Monday, 16 September

When the pain of a broken relationship makes you feel lonelier than when you were single

Life Style
Nothing compares to the beginning of a romance. You spend as much time as you can with your partner, and when you’re not with that person, you can’t stop thinking about the next time you’re together.

After being in that relationship for a while, spending most of your time with your partner becomes a routine. Yet when the relationship begins to crumble, you could be in the same room as your partner and still feel incredibly lonely.

Being alone can be a liberating experience, yet being lonely can feel discouraging and depressing. Trying to make it work with someone you used to love can feel so much more isolating once you’ve lost the emotional intimacy.

You only talk about what’s for dinner tonight
You might talk to your partner all day, but if you only check in with each other as if you’re coworkers, you might begin to lose the emotional intimacy. Guy Winch, PhD, writes for Psychology Today that unless you have meaningful conversations with your partner about your hopes, dreams, and passions, you might begin to feel emotionally isolated from your partner.
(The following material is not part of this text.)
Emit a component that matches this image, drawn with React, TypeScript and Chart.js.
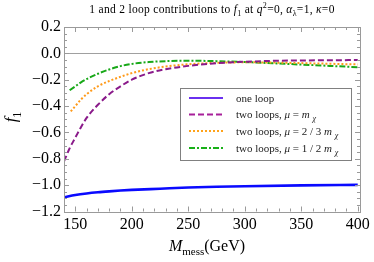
import React, { useEffect, useRef } from "react";
import { Chart, registerables } from "chart.js";

Chart.register(...registerables);

// ---- data ----
const massOneLoop = [140, 150, 160, 170, 180, 190, 200, 225, 250, 275, 300, 350, 400];
const fOneLoop = [-1.092, -1.075, -1.063, -1.054, -1.047, -1.041, -1.036, -1.027, -1.018, -1.012, -1.008, -1.002, -0.998];

const massMuM = [140, 145, 150, 155, 160, 170, 180, 190, 200, 215, 230, 250, 275, 300, 325, 350, 375, 400];
const fMuM = [-0.82, -0.72, -0.64, -0.56, -0.49, -0.39, -0.31, -0.25, -0.2, -0.15, -0.12, -0.095, -0.075, -0.064, -0.057, -0.054, -0.052, -0.051];

const massMu23 = [146, 150, 155, 160, 170, 180, 190, 200, 215, 230, 250, 275, 300, 325, 350, 375, 400];
const fMu23 = [-0.44, -0.4, -0.35, -0.31, -0.25, -0.21, -0.178, -0.15, -0.12, -0.1, -0.083, -0.072, -0.068, -0.07, -0.074, -0.079, -0.084];

const massMu12 = [145, 150, 155, 160, 170, 180, 190, 200, 215, 230, 250, 275, 300, 325, 350, 375, 400];
const fMu12 = [-0.28, -0.25, -0.22, -0.195, -0.155, -0.122, -0.097, -0.08, -0.066, -0.059, -0.056, -0.059, -0.066, -0.075, -0.085, -0.095, -0.105];

const xTickValues = [150, 200, 250, 300, 350, 400];
const yTickValues = [-1.2, -1.0, -0.8, -0.6, -0.4, -0.2, 0.0, 0.2];

const seriesLabels = ["one loop", "two loops, μ = m χ", "two loops, μ = 2 / 3 m χ", "two loops, μ = 1 / 2 m χ"];

const SERIF = "'Liberation Serif', 'DejaVu Serif', serif";

type Seg = { t: string; it?: boolean; sub?: boolean; sup?: boolean };

function drawRich(ctx: CanvasRenderingContext2D, segs: Seg[], x: number, y: number, align: "left" | "center", size: number, color = "#000", spacing = 0) {
  const fontFor = (s: Seg) => `${s.it ? "italic " : ""}${s.sub || s.sup ? Math.round(size * 0.7) : size}px ${SERIF}`;
  ctx.save();
  (ctx as any).letterSpacing = spacing + "px";
  let total = 0;
  const widths: number[] = [];
  for (const s of segs) {
    ctx.font = fontFor(s);
    const w = ctx.measureText(s.t).width;
    widths.push(w);
    total += w;
  }
  let cx = align === "center" ? x - total / 2 : x;
  ctx.fillStyle = color;
  ctx.textAlign = "left";
  ctx.textBaseline = "alphabetic";
  segs.forEach((s, i) => {
    ctx.font = fontFor(s);
    const dy = s.sub ? size * 0.28 : s.sup ? -size * 0.4 : 0;
    ctx.fillText(s.t, cx, y + dy);
    cx += widths[i];
  });
  ctx.restore();
}

const titleSegs: Seg[] = [
  { t: "1 and 2 loop contributions to " },
  { t: "f", it: true },
  { t: "1", sub: true },
  { t: " at " },
  { t: "q", it: true },
  { t: "2", sup: true },
  { t: "=0, " },
  { t: "α", it: true },
  { t: "λ", sub: true },
  { t: "=1, " },
  { t: "κ", it: true },
  { t: "=0" },
];

function legendSegs(label: string): Seg[] {
  if (label === "one loop") return [{ t: label }];
  const m = label.match(/^two loops, μ = (.*?)m χ$/);
  const factor = m ? m[1] : "";
  return [
    { t: "two loops, " },
    { t: "μ", it: true },
    { t: " = " + factor },
    { t: "m", it: true },
    { t: " " },
    { t: "χ", it: true, sub: true },
  ];
}

const COLORS = ["#0a0aff", "#8a1a8a", "#ff9a1a", "#18a818"];
const LEGEND_COLORS = ["#6a30f0", "#a8209a", "#ffa31a", "#18b018"];
const DASHES: number[][] = [[], [6, 3], [2, 2], [6, 2, 2, 2]];
const WIDTHS = [2.6, 2, 2, 2];

const decor = {
  id: "decor",
  beforeDatasetsDraw(chart: any) {
    const { ctx, chartArea, scales } = chart;
    const y0 = scales.y.getPixelForValue(0);
    ctx.save();
    ctx.strokeStyle = "#a0a0a0";
    ctx.lineWidth = 1;
    ctx.beginPath();
    ctx.moveTo(chartArea.left, Math.round(y0) + 0.5);
    ctx.lineTo(chartArea.right, Math.round(y0) + 0.5);
    ctx.stroke();
    ctx.restore();
  },
  afterDatasetsDraw(chart: any) {
    const { ctx, chartArea, scales } = chart;
    const { left, right, top, bottom } = chartArea;
    ctx.save();
    ctx.strokeStyle = "#9a9a9a";
    ctx.lineWidth = 1;
    ctx.strokeRect(Math.round(left) + 0.5, Math.round(top) + 0.5, Math.round(right - left), Math.round(bottom - top));
    ctx.beginPath();
    for (let v = 140; v <= 402; v += 10) {
      const px = Math.round(scales.x.getPixelForValue(v)) + 0.5;
      const len = v % 50 === 0 ? 5 : 3;
      ctx.moveTo(px, bottom);
      ctx.lineTo(px, bottom - len);
      ctx.moveTo(px, top);
      ctx.lineTo(px, top + len);
    }
    for (let i = -24; i <= 4; i++) {
      const v = i * 0.05;
      const py = Math.round(scales.y.getPixelForValue(v)) + 0.5;
      const len = i % 4 === 0 ? 5 : 3;
      ctx.moveTo(left, py);
      ctx.lineTo(left + len, py);
      ctx.moveTo(right, py);
      ctx.lineTo(right - len, py);
    }
    ctx.stroke();
    ctx.restore();

    // legend box
    const bx = 180.5, by = 88.5, bw = 171, bh = 72;
    ctx.save();
    ctx.fillStyle = "#ffffff";
    ctx.fillRect(bx, by, bw, bh);
    ctx.strokeStyle = "#808080";
    ctx.lineWidth = 1;
    ctx.strokeRect(bx, by, bw, bh);
    const rows = [98, 114.5, 131, 148];
    seriesLabels.forEach((lab, i) => {
      const yy = rows[i];
      ctx.save();
      ctx.strokeStyle = LEGEND_COLORS[i];
      ctx.lineWidth = 2;
      ctx.setLineDash(DASHES[i]);
      ctx.beginPath();
      ctx.moveTo(189, yy);
      ctx.lineTo(223, yy);
      ctx.stroke();
      ctx.restore();
      drawRich(ctx, legendSegs(lab), 236, yy + 3.5, "left", 11, "#222");
    });
    ctx.restore();
  },
  afterDraw(chart: any) {
    const { ctx } = chart;
    drawRich(ctx, titleSegs, 212, 13, "center", 11.5, "#000", 0.3);
    drawRich(ctx, [{ t: "M", it: true }, { t: "mess", sub: true }, { t: "(GeV)" }], 207, 251, "center", 16);
    ctx.save();
    ctx.translate(16, 117);
    ctx.rotate(-Math.PI / 2);
    drawRich(ctx, [{ t: "f", it: true }, { t: "1", sub: true }], 0, 0, "center", 17);
    ctx.restore();
  },
};

function fmtY(v: number) {
  const s = Math.abs(v).toFixed(1);
  return (v < -1e-9 ? "\u2212" : "") + s;
}

export default function App() {
  const ref = useRef<HTMLCanvasElement | null>(null);
  useEffect(() => {
    const canvas = ref.current;
    if (!canvas) return;
    const mk = (xs: number[], ys: number[]) => xs.map((x, i) => ({ x, y: ys[i] }));
    const datasets = [
      mk(massOneLoop, fOneLoop),
      mk(massMuM, fMuM),
      mk(massMu23, fMu23),
      mk(massMu12, fMu12),
    ].map((d, i) => ({
      label: seriesLabels[i],
      data: d,
      showLine: true,
      borderColor: COLORS[i],
      backgroundColor: COLORS[i],
      borderWidth: WIDTHS[i],
      borderDash: DASHES[i],
      pointRadius: 0,
      cubicInterpolationMode: "monotone" as const,
      fill: false,
    }));
    const chart = new Chart(canvas, {
      type: "scatter",
      data: { datasets },
      options: {
        animation: false,
        responsive: false,
        devicePixelRatio: 1,
        layout: { padding: { top: 27, right: 14, left: 0, bottom: 0 } },
        plugins: { legend: { display: false }, title: { display: false }, tooltip: { enabled: false } },
        scales: {
          x: {
            type: "linear",
            min: 140,
            max: 402,
            grid: { display: false, drawTicks: false, tickLength: 0 },
            border: { display: false },
            afterBuildTicks: (s: any) => {
              s.ticks = xTickValues.map((v) => ({ value: v }));
            },
            afterFit: (s: any) => {
              s.height = 50.5;
            },
            ticks: {
              color: "#000",
              padding: 4,
              maxRotation: 0,
              autoSkip: false,
              font: { family: SERIF, size: 16 },
              callback: (v: any) => String(v),
            },
          },
          y: {
            type: "linear",
            min: -1.2,
            max: 0.2,
            grid: { display: false, drawTicks: false, tickLength: 0 },
            border: { display: false },
            afterBuildTicks: (s: any) => {
              s.ticks = yTickValues.map((v) => ({ value: v }));
            },
            afterFit: (s: any) => {
              s.width = 64;
            },
            ticks: {
              color: "#000",
              padding: 3,
              autoSkip: false,
              font: { family: SERIF, size: 16 },
              callback: (v: any) => fmtY(Number(v)),
            },
          },
        },
      },
      plugins: [decor],
    });
    return () => chart.destroy();
  }, []);
  return (
    <div style={{ position: "absolute", left: 0, top: 0, width: 374, height: 262, background: "#fff" }}>
      <canvas ref={ref} width={374} height={262} style={{ display: "block" }} />
    </div>
  );
}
You compare your relationship to your social media feed
The friends on your social media feed post pictures of flowers, tickets to their favourite show, or their partners kissing them at a romantic destination. Then, on your anniversary, you might expect your partner to do something just as performative only to be disappointed when he doesn’t spend as much time, money, or effort to celebrate as you expect.

According to Jennifer L. Taitz, PsyD and author of How to Be Single and Happy: Science-Based Strategies for Keeping Your Sanity While Looking for a Soul Mate, social media has trained us to be showy and ostentatious with our relationships. That can make being in a relationship feel more like a social status than a private, fulfilling experience.

You don’t have any non-mutual friends
In a long-term relationship, maintaining friendships can be difficult without going on double dates or inviting them to events with your partner. But when you have mutual friends, you might feel like they see spending time with you as part of a package with your partner.

A 2018 Pew Research Centre survey says people who don’t feel connected to their friends or neighbours indicate higher feelings of loneliness, even if they’re in a relationship.

You don’t prioritise your “me” time
This can seem contradictory, but if you don’t spend enough time alone, you can end up feeling lonelier. Devoting all of your free time to someone else’s interests can lead to burnout, and not developing your own hobbies and passions means you’re unable to develop your own self-worth. Then, you might define your identity by your partner, which can leave you feeling hollow.

You use the relationship to fill a void
Some people tell themselves they’re in love with their partner when they’re really in love with being in a relationship. They long for the security of attention from someone else. Yet when you spend time alone, you force yourself to contend with your own values, insecurities, and goals. Being alone is the time when women can summon the strength to find their own power.